I’m still trying to answer the question of why I care about the chorus, which was asked of me by a 13 WAYS/TDIA audience member in Los Angeles. To this end, I’ve been trying to answer a larger question, of why I care about the many aesthetic sub-groups of things that I like. What connects our interests? What is the spider’s saliva on the web of belief, of practice, of obsession?
Yesterday. I meet with an actress. I ask her to graph herself, not in so many words, or maybe in many more. She does. She does so in relation to style, and picks these axes: mime, puppetry, physical theatre, children’s theatre, spectacle, awe-ful moments that make you lose your breath. What connects them, for her, is a sense of openness. Accessibility. She is interested in the branches of our profession that welcome rather than exclude.
The exercise makes me think about my own list: rhyme, the chorus, and so on. But I think what connects all of them for me is the sense of pattern. Connection through repetition. There was a moment when we were working on the verse structure for a chorus in 13Ways/TDIA and worked a mathematical pattern, one based on an additive triangle, into the poetry of it. I have rarely been happier.
One of the poem-things I picked up last evening at the Printer’s Ball was called “Verses Without Choruses” (collected within SAY IT WITH SILENCE, by Zebulun, published by Seven Ten Bishop) – which is all poetry since the Greeks, I suppose – but an interesting exercise, isolated sad verses, four lines on a page. So very individual. The verse, like the cheese in the nursery rhyme, stands alone. The chorus stands together.
Here is one of Zebulun‘s isolate verses::
McQ
How come everyone knows how
we
feel about each other except for
us
I love his work, but the solitary sadness in its form is exactly why I want to write choruses without verses. For the sake of the pattern.
It represents a pattern which our lives do not have, but which we seek. Hope for that pattern is what makes it beautiful, and also what makes it dangerous. My parents were watching the Olympic opening ceremonies, and they thought of choruses, but they also thought of the Nazi rallies. This is not the first time this comparison has been made to me. Chorus-mob.
Before I worked on 13/TDIA I think I would have been more sickened by that thought, and considered that perhaps, aesthetically, I yearn for totalitarianism on some level. But in the hands of the Greek playwrights the Chorus is the voice of something more than that. It is a voice of reason, of dissent, of logic – also of emotion and passion. It is not merely the tool of the political leaders. It is, of course, as fragmented, momentary, and complex as people are. It’s a group.
It is, I suppose, also my father’s field of study. “Sociology – the study of how people act in groups” – I’ve been rattling that off to friends since I could rattle.
People are all part of temporary, transient groups, formed from connection or for convenience.
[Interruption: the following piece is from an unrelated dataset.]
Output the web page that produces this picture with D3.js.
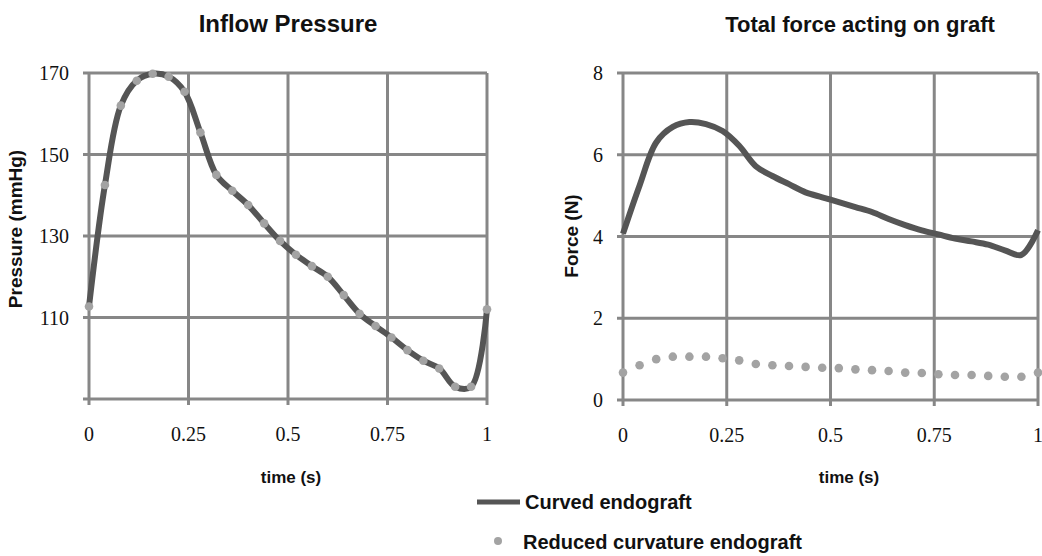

The chorus of Democrats or Republicans, for example. The chorus of the citizens of Athens. The chorus of women. The chorus of bloggers, if you like. And yet, we are all alone. We are born alone, we live (mostly) alone, and none of us dies with anyone else, either. We spend a lot of time trying to deny that fact, because the less alone we can be, the happier we are.
The chorus, like friendship, marriage, family, and other such forms of art, lets us believe that we are not alone. I think that loneliness is more terrible to me than death. I am less concerned with art making us immortal than I am with art bringing us together. The chorus is the formal representation of the idea that, simply, we are not alone.
Closer? My new thesis of the moment: the chorus is important to me because it means that we are not alone, and that there is a pattern to our lives. Neither of these things is true, but both are beautiful – and the more we believe and practice them, the more true they become. I think that I am also reacting against a pendulum swing in artistic taste towards things like three-character plays, one-person shows, and the theatrical celebration of the individual as opposed to the group.
Entropy is a fact. Chaos is a fact. Order is a lost cause. But we still find meaning and beauty when we learn that the structure of some biological or chemical thing has symmetry to it, or follows a mathematical sequence. It is the same meaning and beauty that we find in the chorus.
Oedipus’s sadness is from being alone. So is Medea’s. “Alone and without a city.” There is nothing more terrible. More, if you will, anti-social. Anti-society.